Records with drawing code
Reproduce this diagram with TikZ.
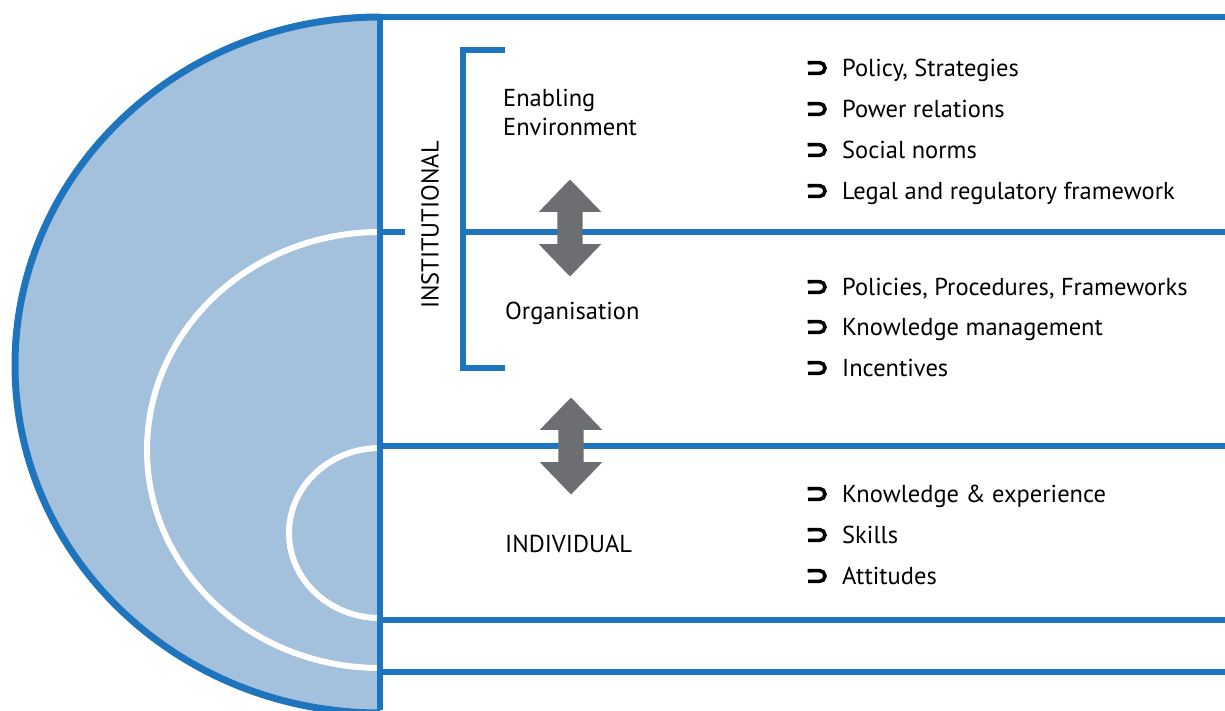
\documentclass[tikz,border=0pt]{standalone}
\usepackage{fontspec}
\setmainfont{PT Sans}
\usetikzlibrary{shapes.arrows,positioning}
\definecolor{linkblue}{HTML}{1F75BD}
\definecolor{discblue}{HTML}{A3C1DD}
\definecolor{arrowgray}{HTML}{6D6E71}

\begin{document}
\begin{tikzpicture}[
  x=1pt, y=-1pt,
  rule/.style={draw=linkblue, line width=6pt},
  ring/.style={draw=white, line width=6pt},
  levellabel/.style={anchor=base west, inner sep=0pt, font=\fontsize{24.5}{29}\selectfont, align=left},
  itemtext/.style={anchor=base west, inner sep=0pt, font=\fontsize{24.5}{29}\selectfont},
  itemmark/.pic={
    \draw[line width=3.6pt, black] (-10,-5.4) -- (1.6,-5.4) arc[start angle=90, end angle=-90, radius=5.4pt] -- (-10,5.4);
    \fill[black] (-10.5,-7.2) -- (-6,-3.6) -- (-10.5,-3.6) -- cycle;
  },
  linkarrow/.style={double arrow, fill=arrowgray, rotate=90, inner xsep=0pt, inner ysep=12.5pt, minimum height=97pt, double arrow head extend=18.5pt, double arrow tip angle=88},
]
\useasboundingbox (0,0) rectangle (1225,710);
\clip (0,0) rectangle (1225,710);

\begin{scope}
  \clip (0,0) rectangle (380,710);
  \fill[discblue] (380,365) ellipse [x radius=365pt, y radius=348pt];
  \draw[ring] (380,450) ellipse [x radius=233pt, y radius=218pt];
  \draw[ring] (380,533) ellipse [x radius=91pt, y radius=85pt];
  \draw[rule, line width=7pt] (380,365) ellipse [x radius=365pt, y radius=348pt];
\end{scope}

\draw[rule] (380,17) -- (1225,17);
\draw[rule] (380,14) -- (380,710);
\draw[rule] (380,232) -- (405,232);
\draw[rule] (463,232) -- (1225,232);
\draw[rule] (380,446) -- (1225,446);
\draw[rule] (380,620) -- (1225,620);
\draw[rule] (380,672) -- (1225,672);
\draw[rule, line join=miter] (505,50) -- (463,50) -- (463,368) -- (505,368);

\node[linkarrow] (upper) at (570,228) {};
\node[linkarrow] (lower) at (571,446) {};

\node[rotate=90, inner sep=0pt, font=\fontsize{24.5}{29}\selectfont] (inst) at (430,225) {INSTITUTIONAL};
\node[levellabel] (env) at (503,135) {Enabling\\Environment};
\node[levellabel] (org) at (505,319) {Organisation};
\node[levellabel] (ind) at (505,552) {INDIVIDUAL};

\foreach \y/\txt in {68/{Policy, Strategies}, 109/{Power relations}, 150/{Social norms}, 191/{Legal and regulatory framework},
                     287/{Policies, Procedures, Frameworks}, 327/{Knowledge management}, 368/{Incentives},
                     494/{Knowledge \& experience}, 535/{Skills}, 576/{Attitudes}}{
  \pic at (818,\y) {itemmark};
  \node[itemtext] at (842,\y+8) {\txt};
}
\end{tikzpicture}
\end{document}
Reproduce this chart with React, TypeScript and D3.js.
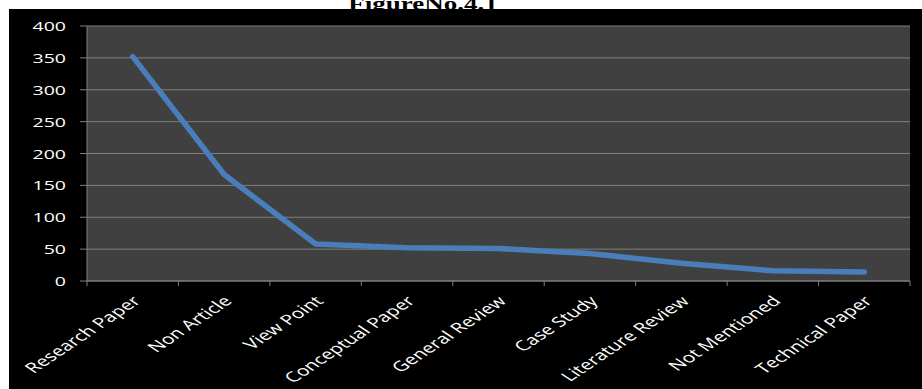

Aim: Your task is to copy the entries in full and exactly, without any images.

Correct answer:
Reproduce this diagram with TikZ.
\documentclass[tikz,border=0pt]{standalone}
\usepackage{fontspec}
\setmainfont{PT Sans}
\usetikzlibrary{shapes.arrows,positioning}
\definecolor{linkblue}{HTML}{1F75BD}
\definecolor{discblue}{HTML}{A3C1DD}
\definecolor{arrowgray}{HTML}{6D6E71}

\begin{document}
\begin{tikzpicture}[
  x=1pt, y=-1pt,
  rule/.style={draw=linkblue, line width=6pt},
  ring/.style={draw=white, line width=6pt},
  levellabel/.style={anchor=base west, inner sep=0pt, font=\fontsize{24.5}{29}\selectfont, align=left},
  itemtext/.style={anchor=base west, inner sep=0pt, font=\fontsize{24.5}{29}\selectfont},
  itemmark/.pic={
    \draw[line width=3.6pt, black] (-10,-5.4) -- (1.6,-5.4) arc[start angle=90, end angle=-90, radius=5.4pt] -- (-10,5.4);
    \fill[black] (-10.5,-7.2) -- (-6,-3.6) -- (-10.5,-3.6) -- cycle;
  },
  linkarrow/.style={double arrow, fill=arrowgray, rotate=90, inner xsep=0pt, inner ysep=12.5pt, minimum height=97pt, double arrow head extend=18.5pt, double arrow tip angle=88},
]
\useasboundingbox (0,0) rectangle (1225,710);
\clip (0,0) rectangle (1225,710);

\begin{scope}
  \clip (0,0) rectangle (380,710);
  \fill[discblue] (380,365) ellipse [x radius=365pt, y radius=348pt];
  \draw[ring] (380,450) ellipse [x radius=233pt, y radius=218pt];
  \draw[ring] (380,533) ellipse [x radius=91pt, y radius=85pt];
  \draw[rule, line width=7pt] (380,365) ellipse [x radius=365pt, y radius=348pt];
\end{scope}

\draw[rule] (380,17) -- (1225,17);
\draw[rule] (380,14) -- (380,710);
\draw[rule] (380,232) -- (405,232);
\draw[rule] (463,232) -- (1225,232);
\draw[rule] (380,446) -- (1225,446);
\draw[rule] (380,620) -- (1225,620);
\draw[rule] (380,672) -- (1225,672);
\draw[rule, line join=miter] (505,50) -- (463,50) -- (463,368) -- (505,368);

\node[linkarrow] (upper) at (570,228) {};
\node[linkarrow] (lower) at (571,446) {};

\node[rotate=90, inner sep=0pt, font=\fontsize{24.5}{29}\selectfont] (inst) at (430,225) {INSTITUTIONAL};
\node[levellabel] (env) at (503,135) {Enabling\\Environment};
\node[levellabel] (org) at (505,319) {Organisation};
\node[levellabel] (ind) at (505,552) {INDIVIDUAL};

\foreach \y/\txt in {68/{Policy, Strategies}, 109/{Power relations}, 150/{Social norms}, 191/{Legal and regulatory framework},
                     287/{Policies, Procedures, Frameworks}, 327/{Knowledge management}, 368/{Incentives},
                     494/{Knowledge \& experience}, 535/{Skills}, 576/{Attitudes}}{
  \pic at (818,\y) {itemmark};
  \node[itemtext] at (842,\y+8) {\txt};
}
\end{tikzpicture}
\end{document}
Reproduce this chart with React, TypeScript and D3.js.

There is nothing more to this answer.